Mais um texto a dizer muita coisa bem pensada!
Único, JORGE!
Abraço amigo.
Olá Jorge,
O mundo escreve. Palavras que o mundo tem. Saber se melhores escritas precisam ser. Saber que é preciso o ato de ler.
Em meio ao tom delicado, passando pelo ácido e o amado. Às vezes muita inspiração nenhuma erudição, noutras apenas palavras tecnicamente sentidas. Absurdos assim. Sentidos também. Pensados sempre.
Não escreve para qualquer coisa ou para qualquer um.
O imenso prazer de escrever pro excepcional e para o comum, mas nunca para qualquer um. A palavra desce como vinho, penetra com intensidade, transmiti fragilidade, sedução. A mais simples razão.
beijos e obrigada.
..."as pequenas letras a saltarem impelidas por uma mola divina"...que frase mais bonita, Jorge!
Pensei nisto ontem quando percebi que estava no post 100 do meu blog, me perguntei de onde saiu tanto assunto para postar!
Bravo, Jorge.
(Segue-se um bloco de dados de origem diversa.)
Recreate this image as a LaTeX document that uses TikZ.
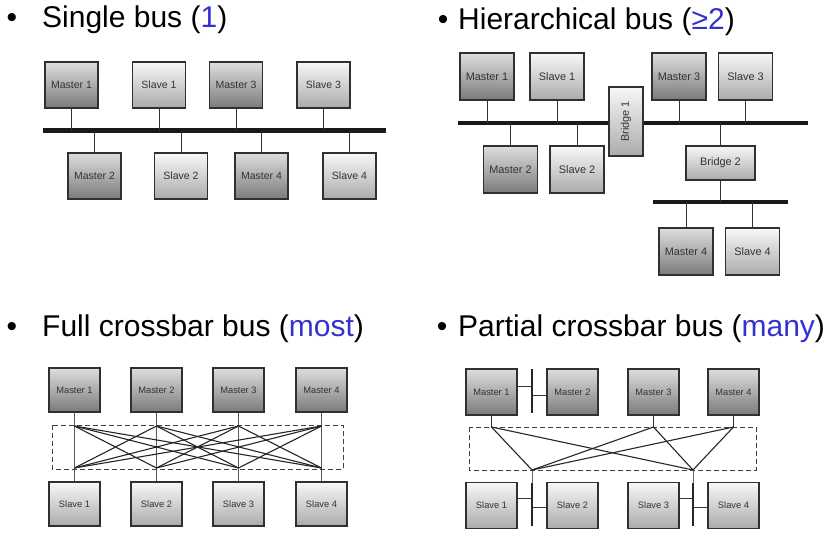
\documentclass[tikz,border=0pt]{standalone}
\usepackage{fontspec}
\setmainfont{Liberation Sans}
\usepackage{tikz}
\usetikzlibrary{calc,shadings}
\pgfdeclarelayer{background}
\pgfsetlayers{background,main}
\definecolor{boxline}{HTML}{303030}
\definecolor{countblue}{HTML}{3333CC}
\tikzset{
   unitsize/.style={minimum width=53pt, minimum height=46pt},
   unitfont/.style={font=\fontsize{10.5}{12}\selectfont},
   unit/.style={draw=boxline, line width=1.3pt, unitsize, inner sep=0pt, unitfont, text=black!80},
   master/.style={unit, top color=black!13, bottom color=black!52},
   slave/.style={unit, top color=black!3, bottom color=black!33},
   bridge/.style={unit, top color=black!3, bottom color=black!33},
   bus/.style={line width=4.5pt, black!90},
   stub/.style={line width=1pt, black!80},
   bar/.style={line width=2.4pt, black!85},
   cross/.style={line width=1.1pt, black!85},
   xbox/.style={draw=black!75, line width=1pt, dash pattern=on 5pt off 3pt},
   heading/.style={anchor=base west, font=\fontsize{30}{36}\selectfont, inner sep=0pt},
   dot/.style={anchor=base, font=\fontsize{30}{36}\selectfont, inner sep=0pt}
}

\begin{document}
\begin{tikzpicture}[x=1pt,y=-1pt]
\useasboundingbox (0,0) rectangle (833,543);

% headings
\node[dot] (d1) at (12,28) {•};
\node[heading] (h1) at (42,28) {Single bus (\textcolor{countblue}{1})};
\node[dot] (d2) at (443,30) {•};
\node[heading] (h2) at (458,30) {Hierarchical bus (\textcolor{countblue}{≥2})};
\node[dot] (d3) at (12,336) {•};
\node[heading] (h3) at (42,336) {Full crossbar bus (\textcolor{countblue}{most})};
\node[dot] (d4) at (442,336) {•};
\node[heading] (h4) at (458,336) {Partial crossbar bus (\textcolor{countblue}{many})};

% single bus
\node[master] (m1) at (71.5,85) {Master 1};
\node[slave]  (s1) at (159,85) {Slave 1};
\node[master] (m3) at (236,85) {Master 3};
\node[slave]  (s3) at (323.5,85) {Slave 3};
\node[master] (m2) at (94.5,176) {Master 2};
\node[slave]  (s2) at (181,176) {Slave 2};
\node[master] (m4) at (261.5,176) {Master 4};
\node[slave]  (s4) at (349.5,176) {Slave 4};
\coordinate (busA) at (43,130.5);
\coordinate (busB) at (386,130.5);
\begin{pgfonlayer}{background}
  \draw[bus] (busA) -- (busB);
  \foreach \n in {m1,s1,m3,s3,m2,s2,m4,s4}
    \draw[stub] (\n) -- (\n |- busA);
\end{pgfonlayer}

% hierarchical bus
\begin{scope}[unitsize/.style={minimum width=54pt, minimum height=47pt},
              unitfont/.style={font=\fontsize{10.9}{12}\selectfont}]
\node[master] (hm1) at (487,76.5) {Master 1};
\node[slave]  (hs1) at (557,76.5) {Slave 1};
\node[master] (hm3) at (679,76.5) {Master 3};
\node[slave]  (hs3) at (745.5,76.5) {Slave 3};
\node[master] (hm2) at (510.5,169.5) {Master 2};
\node[slave]  (hs2) at (577,169.5) {Slave 2};
\node[master] (hm4) at (686,251.5) {Master 4};
\node[slave]  (hs4) at (752.5,251.5) {Slave 4};
\node[bridge, rotate=90, minimum width=69pt, minimum height=34pt] (hb1) at (626,121.5) {Bridge 1};
\node[bridge, minimum width=69pt, minimum height=34pt] (hb2) at (720.5,163) {Bridge 2};
\end{scope}
\coordinate (hbusA) at (458,123);
\coordinate (hbusB) at (808,123);
\coordinate (lbusA) at (653,202);
\coordinate (lbusB) at (788,202);
\begin{pgfonlayer}{background}
  \draw[bus] (hbusA) -- (hbusB);
  \draw[bus] (lbusA) -- (lbusB);
  \foreach \n in {hm1,hs1,hm3,hs3,hm2,hs2,hb2}
    \draw[stub] (\n) -- (\n |- hbusA);
  \foreach \n in {hb2,hm4,hs4}
    \draw[stub] (\n) -- (\n |- lbusA);
\end{pgfonlayer}

% full crossbar
\begin{scope}[unitsize/.style={minimum width=51pt, minimum height=44pt},
              unitfont/.style={font=\fontsize{9.3}{11}\selectfont}]
\foreach \i/\x in {1/74.5,2/156.5,3/238.5,4/321.5} {
  \node[master] (fm\i) at (\x,390) {Master \i};
  \node[slave]  (fs\i) at (\x,504) {Slave \i};
  \coordinate (ft\i) at (\x,426);
  \coordinate (fb\i) at (\x,468);
}
\end{scope}
\draw[xbox] (52,425) rectangle (343,469);
\begin{pgfonlayer}{background}
  \foreach \i in {1,...,4}
    \draw[stub, black!65] (fm\i) -- (fs\i);
\end{pgfonlayer}
\foreach \i in {1,...,4}
  \foreach \j in {1,...,4} {
    \ifnum\i=\j\else \draw[cross] (ft\i) -- (fb\j); \fi
  }

% partial crossbar
\begin{scope}[unitsize/.style={minimum width=51pt, minimum height=46pt},
              unitfont/.style={font=\fontsize{9.3}{11}\selectfont}]
\foreach \i/\x in {1/491.5,2/572.5,3/653.5,4/733.5} {
  \node[master] (pm\i) at (\x,392) {Master \i};
  \node[slave]  (ps\i) at (\x,505.5) {Slave \i};
}
\end{scope}
\draw[xbox] (469,427) rectangle (756,470);
\coordinate (pbarT) at (532,369);
\coordinate (pbarB) at (532,413);
\coordinate (pj1) at (532,386);
\coordinate (pj2) at (532,395);
\draw[bar] (pbarT) -- (pbarB);
\draw[stub] (pm1.east |- pj1) -- (pj1);
\draw[stub] (pj2) -- (pm2.west |- pj2);
\foreach \i in {1,3,4} {
  \coordinate (pt\i) at (pm\i |- 0,427);
  \draw[stub] (pm\i) -- (pt\i);
}
\foreach \k/\a/\b/\x in {1/1/2/532,2/3/4/693} {
  \coordinate (pb\k) at (\x,470);
  \coordinate (qT\k) at (\x,483);
  \coordinate (qB\k) at (\x,526);
  \coordinate (qj\k) at (\x,498);
  \coordinate (qk\k) at (\x,507);
  \draw[stub, black!60] (pb\k) -- (qT\k);
  \draw[bar] (qT\k) -- (qB\k);
  \draw[stub] (ps\a.east |- qj\k) -- (qj\k);
  \draw[stub] (qk\k) -- (ps\b.west |- qk\k);
}
\foreach \i in {1,3,4}
  \foreach \k in {1,2}
    \draw[cross] (pt\i) -- (pb\k);
\end{tikzpicture}
\end{document}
Mais um gol!!!!
Selena: o eu texto/poema está uma maravilha. Rambém sai sem pensaR? Então ainda é mais fantástico. Obrigado eu.
Maria Augusta: só cem?! Vai ver que tem 500 mil para nos contar.
Conceição, João, Eduardo: ainda bem que estão a gostar desta minha novalinha "introspectiva".
Obrigado também para ti que enviaste um mail.